TASK INPUTS:
────────────────
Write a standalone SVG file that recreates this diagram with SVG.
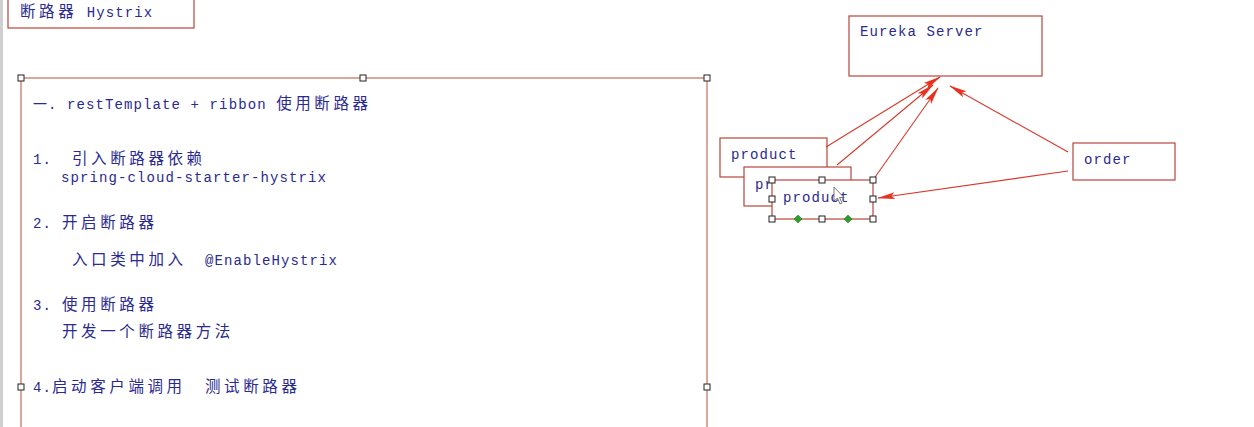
<svg xmlns="http://www.w3.org/2000/svg" width="1254" height="427" viewBox="0 0 1254 427">
<style>
.t{font-family:"Liberation Mono","Noto Sans CJK SC",monospace;font-size:14px;letter-spacing:1.1px;fill:#2a2a90}
.c{font-family:"Noto Sans CJK SC",sans-serif;font-size:15.5px;letter-spacing:3.6px}
.box{fill:#fff;stroke:#b5473a;stroke-width:1.2}
.main{fill:none;stroke:#d08a7c;stroke-width:1.5}
.h{fill:#fff;stroke:#222;stroke-width:1}
.g{fill:#2aa02a;stroke:#1a6a1a;stroke-width:0.5}
.e{stroke:#d8382a;stroke-width:1.1;fill:none;marker-end:url(#ah)}
</style>
<defs>
<marker id="ah" viewBox="0 0 18 9" refX="17" refY="4.5" markerWidth="18" markerHeight="9" markerUnits="userSpaceOnUse" orient="auto">
<path d="M0,1 L18,4.5 L0,8 L3.5,4.5 Z" fill="#e8321f"/>
</marker>
</defs>
<rect width="1254" height="427" fill="#fff"/>
<rect x="0" y="0" width="3" height="427" fill="#cfcfcf"/>

<g id="title">
<rect class="box" x="8" y="-2" width="186" height="30"/>
<text class="t" x="20" y="17"><tspan class="c">断路器</tspan> Hystrix</text>
</g>

<g id="steps">
<rect class="main" x="21" y="78" width="686" height="360"/>
<text class="t" x="33" y="109">一. restTemplate + ribbon <tspan class="c">使用断路器</tspan></text>
<text class="t" x="33" y="164">1.  <tspan class="c" x="72">引入断路器依赖</tspan></text>
<text class="t" x="61" y="182">spring-cloud-starter-hystrix</text>
<text class="t" x="33" y="228">2. <tspan class="c" x="62">开启断路器</tspan></text>
<text class="t" x="72" y="265"><tspan class="c">入口类中加入</tspan><tspan x="205">@EnableHystrix</tspan></text>
<text class="t" x="33" y="310">3. <tspan class="c" x="62">使用断路器</tspan></text>
<text class="t" x="62" y="337"><tspan class="c">开发一个断路器方法</tspan></text>
<text class="t" x="33" y="392">4.<tspan class="c" x="52">启动客户端调用</tspan><tspan class="c" x="205">测试断路器</tspan></text>
<rect class="h" x="18" y="75" width="6" height="6"/>
<rect class="h" x="360" y="75" width="6" height="6"/>
<rect class="h" x="704" y="75" width="6" height="6"/>
<rect class="h" x="18" y="384" width="6" height="6"/>
<rect class="h" x="704" y="384" width="6" height="6"/>
</g>

<g id="eureka">
<rect class="box" x="849" y="16" width="193" height="60"/>
<text class="t" x="860" y="36">Eureka Server</text>
</g>

<g id="order">
<rect class="box" x="1073" y="143" width="102" height="37"/>
<text class="t" x="1084" y="164">order</text>
</g>

<g id="product1">
<rect class="box" x="720" y="138" width="107" height="39"/>
<text class="t" x="731" y="159">product</text>
</g>

<g id="product2">
<rect class="box" x="744" y="167" width="107" height="39"/>
<text class="t" x="755" y="189">pr</text>
</g>

<g id="connectors">
<line class="e" x1="826" y1="147" x2="940" y2="77"/>
<line class="e" x1="837" y1="165" x2="933" y2="85"/>
<line class="e" x1="873" y1="180" x2="938" y2="88"/>
<line class="e" x1="1068" y1="152" x2="950" y2="86"/>
<line class="e" x1="1068" y1="171" x2="878" y2="198"/>
</g>

<g id="product3">
<rect class="box" x="772" y="180" width="101" height="39"/>
<text class="t" x="783" y="202">product</text>
<rect class="h" x="769" y="177" width="6" height="6"/>
<rect class="h" x="819" y="177" width="6" height="6"/>
<rect class="h" x="870" y="177" width="6" height="6"/>
<rect class="h" x="769" y="196" width="6" height="6"/>
<rect class="h" x="870" y="196" width="6" height="6"/>
<rect class="h" x="769" y="216" width="6" height="6"/>
<rect class="h" x="819" y="216" width="6" height="6"/>
<rect class="h" x="870" y="216" width="6" height="6"/>
<path class="g" d="M798,215 L802,219 L798,223 L794,219 Z"/>
<path class="g" d="M848,215 L852,219 L848,223 L844,219 Z"/>
<path d="M834,187 L834,201 L837.5,198 L840,204 L842,203 L839.5,197.5 L844,197.5 Z" fill="#fff" stroke="#555" stroke-width="0.8"/>
</g>
</svg>
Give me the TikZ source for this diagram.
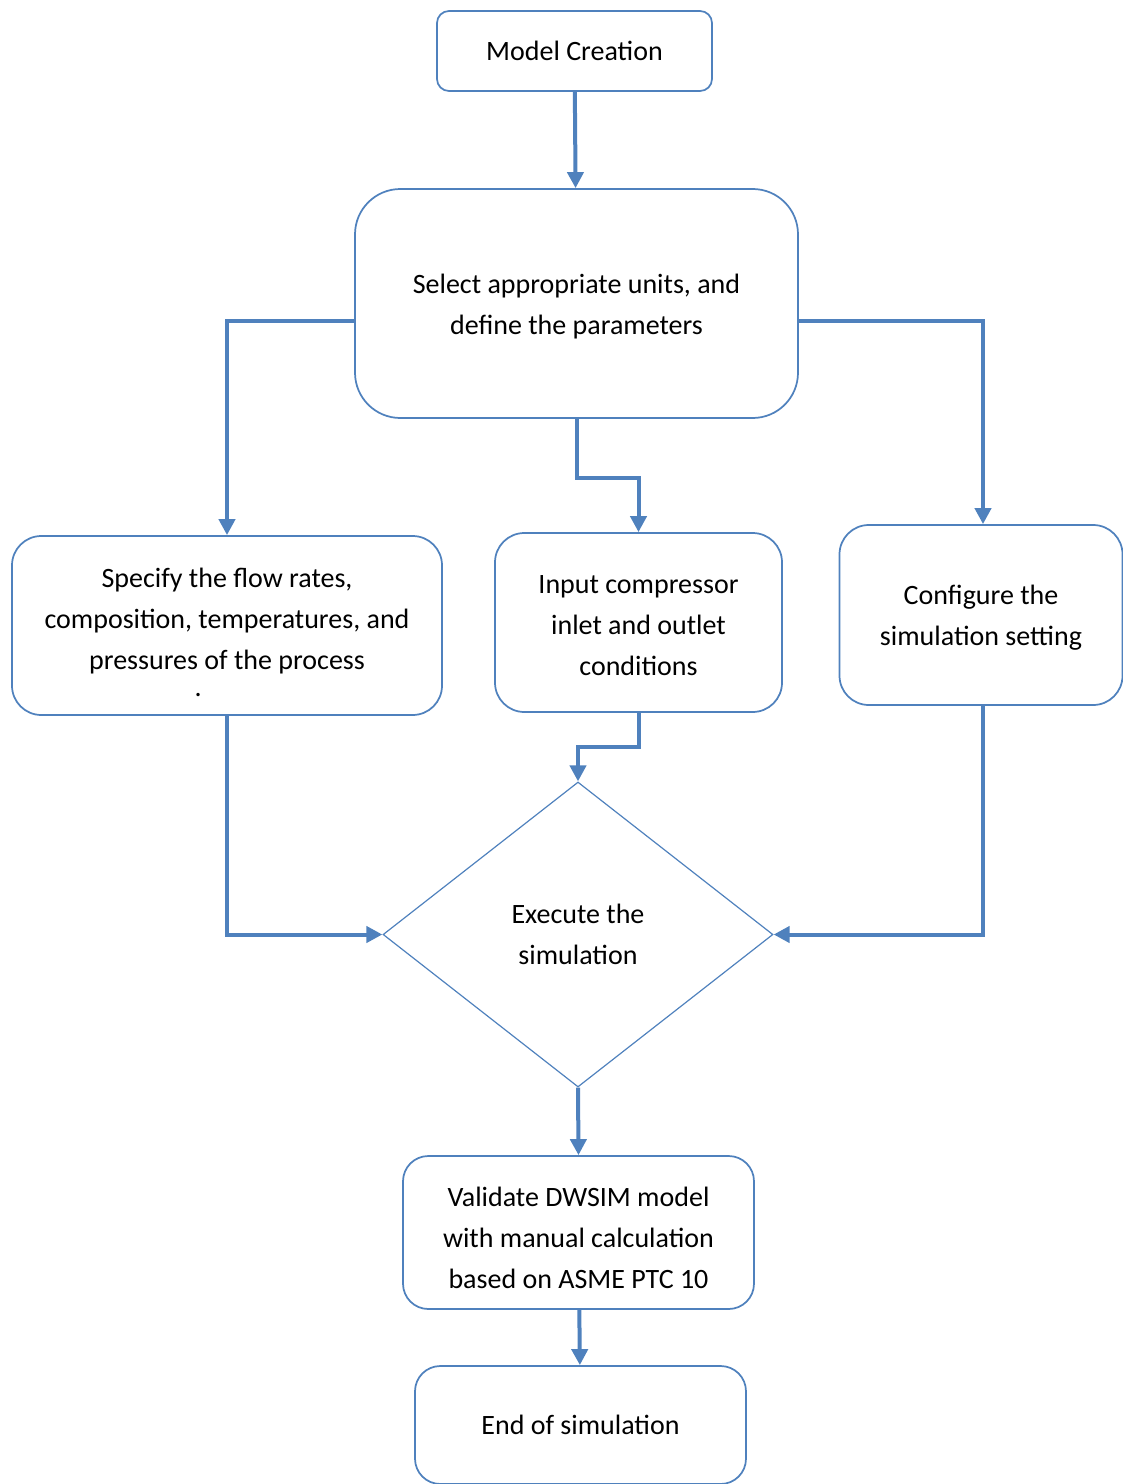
────────────────
PROBLEM DETAILS: Write out all the records again, exactly, minus any pictures.

IN RESPONSE:
Write a standalone SVG file that recreates this diagram with SVG.
<svg xmlns="http://www.w3.org/2000/svg" width="1254" height="427" viewBox="0 0 1254 427">
<style>
.t{font-family:"Liberation Mono","Noto Sans CJK SC",monospace;font-size:14px;letter-spacing:1.1px;fill:#2a2a90}
.c{font-family:"Noto Sans CJK SC",sans-serif;font-size:15.5px;letter-spacing:3.6px}
.box{fill:#fff;stroke:#b5473a;stroke-width:1.2}
.main{fill:none;stroke:#d08a7c;stroke-width:1.5}
.h{fill:#fff;stroke:#222;stroke-width:1}
.g{fill:#2aa02a;stroke:#1a6a1a;stroke-width:0.5}
.e{stroke:#d8382a;stroke-width:1.1;fill:none;marker-end:url(#ah)}
</style>
<defs>
<marker id="ah" viewBox="0 0 18 9" refX="17" refY="4.5" markerWidth="18" markerHeight="9" markerUnits="userSpaceOnUse" orient="auto">
<path d="M0,1 L18,4.5 L0,8 L3.5,4.5 Z" fill="#e8321f"/>
</marker>
</defs>
<rect width="1254" height="427" fill="#fff"/>
<rect x="0" y="0" width="3" height="427" fill="#cfcfcf"/>

<g id="title">
<rect class="box" x="8" y="-2" width="186" height="30"/>
<text class="t" x="20" y="17"><tspan class="c">断路器</tspan> Hystrix</text>
</g>

<g id="steps">
<rect class="main" x="21" y="78" width="686" height="360"/>
<text class="t" x="33" y="109">一. restTemplate + ribbon <tspan class="c">使用断路器</tspan></text>
<text class="t" x="33" y="164">1.  <tspan class="c" x="72">引入断路器依赖</tspan></text>
<text class="t" x="61" y="182">spring-cloud-starter-hystrix</text>
<text class="t" x="33" y="228">2. <tspan class="c" x="62">开启断路器</tspan></text>
<text class="t" x="72" y="265"><tspan class="c">入口类中加入</tspan><tspan x="205">@EnableHystrix</tspan></text>
<text class="t" x="33" y="310">3. <tspan class="c" x="62">使用断路器</tspan></text>
<text class="t" x="62" y="337"><tspan class="c">开发一个断路器方法</tspan></text>
<text class="t" x="33" y="392">4.<tspan class="c" x="52">启动客户端调用</tspan><tspan class="c" x="205">测试断路器</tspan></text>
<rect class="h" x="18" y="75" width="6" height="6"/>
<rect class="h" x="360" y="75" width="6" height="6"/>
<rect class="h" x="704" y="75" width="6" height="6"/>
<rect class="h" x="18" y="384" width="6" height="6"/>
<rect class="h" x="704" y="384" width="6" height="6"/>
</g>

<g id="eureka">
<rect class="box" x="849" y="16" width="193" height="60"/>
<text class="t" x="860" y="36">Eureka Server</text>
</g>

<g id="order">
<rect class="box" x="1073" y="143" width="102" height="37"/>
<text class="t" x="1084" y="164">order</text>
</g>

<g id="product1">
<rect class="box" x="720" y="138" width="107" height="39"/>
<text class="t" x="731" y="159">product</text>
</g>

<g id="product2">
<rect class="box" x="744" y="167" width="107" height="39"/>
<text class="t" x="755" y="189">pr</text>
</g>

<g id="connectors">
<line class="e" x1="826" y1="147" x2="940" y2="77"/>
<line class="e" x1="837" y1="165" x2="933" y2="85"/>
<line class="e" x1="873" y1="180" x2="938" y2="88"/>
<line class="e" x1="1068" y1="152" x2="950" y2="86"/>
<line class="e" x1="1068" y1="171" x2="878" y2="198"/>
</g>

<g id="product3">
<rect class="box" x="772" y="180" width="101" height="39"/>
<text class="t" x="783" y="202">product</text>
<rect class="h" x="769" y="177" width="6" height="6"/>
<rect class="h" x="819" y="177" width="6" height="6"/>
<rect class="h" x="870" y="177" width="6" height="6"/>
<rect class="h" x="769" y="196" width="6" height="6"/>
<rect class="h" x="870" y="196" width="6" height="6"/>
<rect class="h" x="769" y="216" width="6" height="6"/>
<rect class="h" x="819" y="216" width="6" height="6"/>
<rect class="h" x="870" y="216" width="6" height="6"/>
<path class="g" d="M798,215 L802,219 L798,223 L794,219 Z"/>
<path class="g" d="M848,215 L852,219 L848,223 L844,219 Z"/>
<path d="M834,187 L834,201 L837.5,198 L840,204 L842,203 L839.5,197.5 L844,197.5 Z" fill="#fff" stroke="#555" stroke-width="0.8"/>
</g>
</svg>
Give me the TikZ source for this diagram.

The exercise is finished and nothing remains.